+++ Data lines
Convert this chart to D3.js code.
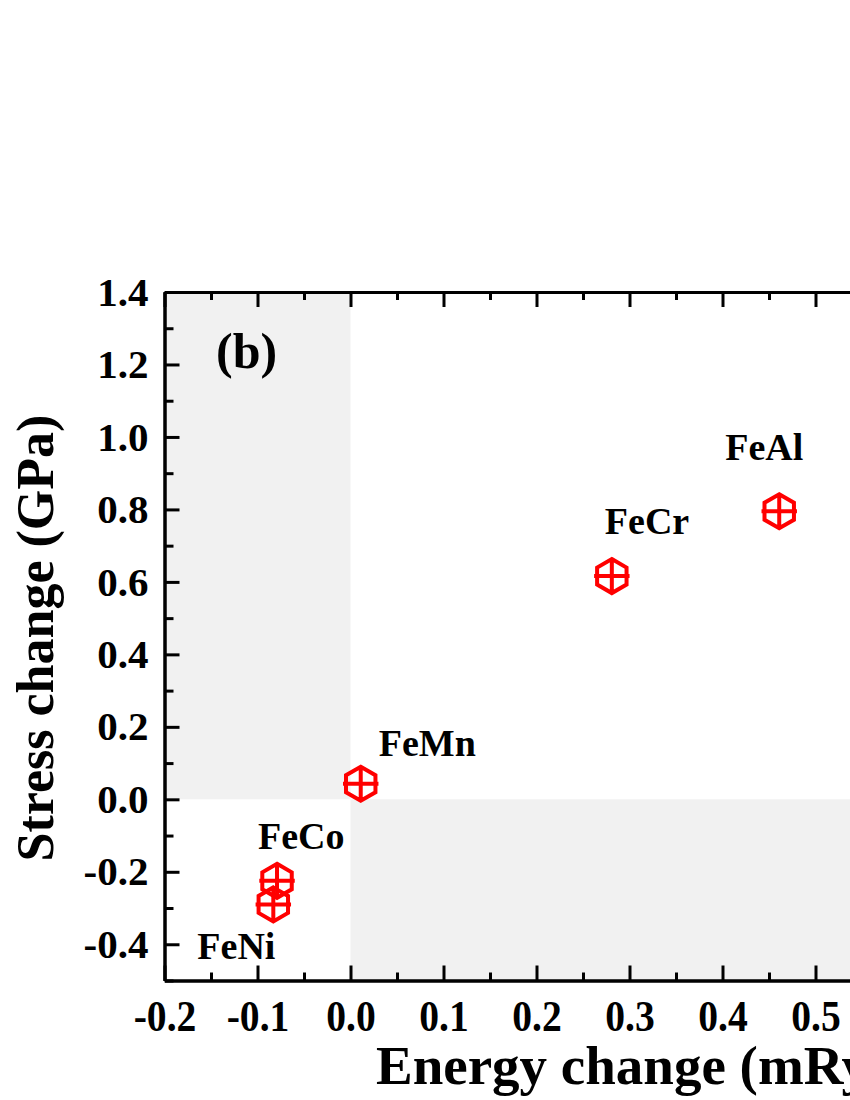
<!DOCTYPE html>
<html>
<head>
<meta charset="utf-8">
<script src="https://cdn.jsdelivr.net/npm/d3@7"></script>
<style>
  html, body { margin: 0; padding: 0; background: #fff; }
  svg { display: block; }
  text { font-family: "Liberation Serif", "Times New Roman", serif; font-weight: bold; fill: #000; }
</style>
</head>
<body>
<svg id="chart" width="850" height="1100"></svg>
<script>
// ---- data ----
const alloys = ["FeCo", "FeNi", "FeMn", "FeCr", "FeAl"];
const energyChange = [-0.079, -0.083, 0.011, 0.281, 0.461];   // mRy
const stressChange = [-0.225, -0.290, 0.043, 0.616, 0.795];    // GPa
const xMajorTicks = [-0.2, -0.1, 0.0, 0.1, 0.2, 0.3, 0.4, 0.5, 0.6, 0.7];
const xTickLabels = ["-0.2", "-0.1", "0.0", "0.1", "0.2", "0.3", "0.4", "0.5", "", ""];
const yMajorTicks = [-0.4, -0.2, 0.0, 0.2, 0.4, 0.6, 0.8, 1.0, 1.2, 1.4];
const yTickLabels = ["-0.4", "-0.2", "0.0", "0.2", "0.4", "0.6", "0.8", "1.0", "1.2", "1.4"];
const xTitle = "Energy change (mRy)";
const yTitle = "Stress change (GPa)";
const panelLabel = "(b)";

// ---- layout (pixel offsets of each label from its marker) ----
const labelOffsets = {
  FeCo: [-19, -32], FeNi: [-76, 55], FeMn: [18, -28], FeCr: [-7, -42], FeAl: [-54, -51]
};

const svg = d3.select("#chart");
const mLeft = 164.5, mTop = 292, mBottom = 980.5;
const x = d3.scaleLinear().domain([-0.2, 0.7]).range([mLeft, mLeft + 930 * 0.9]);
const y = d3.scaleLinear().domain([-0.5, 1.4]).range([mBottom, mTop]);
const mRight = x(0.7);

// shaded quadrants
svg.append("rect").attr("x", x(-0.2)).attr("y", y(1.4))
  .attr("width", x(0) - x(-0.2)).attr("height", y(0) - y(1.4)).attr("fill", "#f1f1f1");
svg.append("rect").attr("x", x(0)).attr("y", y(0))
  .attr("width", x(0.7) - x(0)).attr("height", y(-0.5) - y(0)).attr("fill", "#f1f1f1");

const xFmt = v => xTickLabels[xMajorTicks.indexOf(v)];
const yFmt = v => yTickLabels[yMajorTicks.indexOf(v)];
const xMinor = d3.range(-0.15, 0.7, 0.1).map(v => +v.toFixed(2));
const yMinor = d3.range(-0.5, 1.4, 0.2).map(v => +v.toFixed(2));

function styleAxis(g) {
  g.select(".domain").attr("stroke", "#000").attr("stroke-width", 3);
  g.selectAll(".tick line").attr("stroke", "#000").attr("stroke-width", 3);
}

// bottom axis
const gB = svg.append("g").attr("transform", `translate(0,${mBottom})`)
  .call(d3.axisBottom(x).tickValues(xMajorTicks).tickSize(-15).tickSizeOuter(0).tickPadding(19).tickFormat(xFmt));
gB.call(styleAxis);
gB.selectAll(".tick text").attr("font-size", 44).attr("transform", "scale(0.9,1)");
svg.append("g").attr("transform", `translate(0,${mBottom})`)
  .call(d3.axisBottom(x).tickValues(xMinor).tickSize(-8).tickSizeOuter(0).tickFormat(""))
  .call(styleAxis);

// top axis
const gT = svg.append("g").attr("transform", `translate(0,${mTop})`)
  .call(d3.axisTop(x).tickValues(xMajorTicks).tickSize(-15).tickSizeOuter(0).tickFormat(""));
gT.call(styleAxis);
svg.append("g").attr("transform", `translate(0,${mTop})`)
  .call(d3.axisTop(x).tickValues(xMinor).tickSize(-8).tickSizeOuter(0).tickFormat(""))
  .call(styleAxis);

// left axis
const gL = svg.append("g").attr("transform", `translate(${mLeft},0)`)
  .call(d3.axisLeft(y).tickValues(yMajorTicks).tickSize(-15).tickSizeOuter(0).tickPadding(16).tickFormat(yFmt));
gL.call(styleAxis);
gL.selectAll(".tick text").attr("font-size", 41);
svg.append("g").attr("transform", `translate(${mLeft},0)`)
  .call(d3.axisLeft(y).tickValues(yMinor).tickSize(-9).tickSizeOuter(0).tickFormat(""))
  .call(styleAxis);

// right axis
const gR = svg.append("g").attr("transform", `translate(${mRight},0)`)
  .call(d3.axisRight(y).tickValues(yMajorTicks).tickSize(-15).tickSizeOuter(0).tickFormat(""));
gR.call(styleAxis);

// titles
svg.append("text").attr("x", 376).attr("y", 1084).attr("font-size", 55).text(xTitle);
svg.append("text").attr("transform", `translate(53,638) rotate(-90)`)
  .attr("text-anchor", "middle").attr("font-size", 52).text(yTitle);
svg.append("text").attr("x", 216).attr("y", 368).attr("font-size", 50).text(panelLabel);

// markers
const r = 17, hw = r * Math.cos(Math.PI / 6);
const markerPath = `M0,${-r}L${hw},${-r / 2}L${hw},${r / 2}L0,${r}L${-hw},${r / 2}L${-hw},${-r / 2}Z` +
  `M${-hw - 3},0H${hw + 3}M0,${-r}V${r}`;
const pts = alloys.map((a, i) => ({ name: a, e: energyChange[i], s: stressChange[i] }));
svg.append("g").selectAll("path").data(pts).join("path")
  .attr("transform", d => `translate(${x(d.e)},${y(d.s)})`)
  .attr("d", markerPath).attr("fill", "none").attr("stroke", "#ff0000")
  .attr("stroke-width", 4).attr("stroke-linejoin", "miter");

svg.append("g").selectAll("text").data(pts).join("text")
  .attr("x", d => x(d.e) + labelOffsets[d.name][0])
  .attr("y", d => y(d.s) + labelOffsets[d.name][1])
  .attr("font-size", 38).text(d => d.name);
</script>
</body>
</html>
++++++
Aim of the task:
Each line that contains the string "chart" counts once; say how many there are and nothing else.

Correct response:
3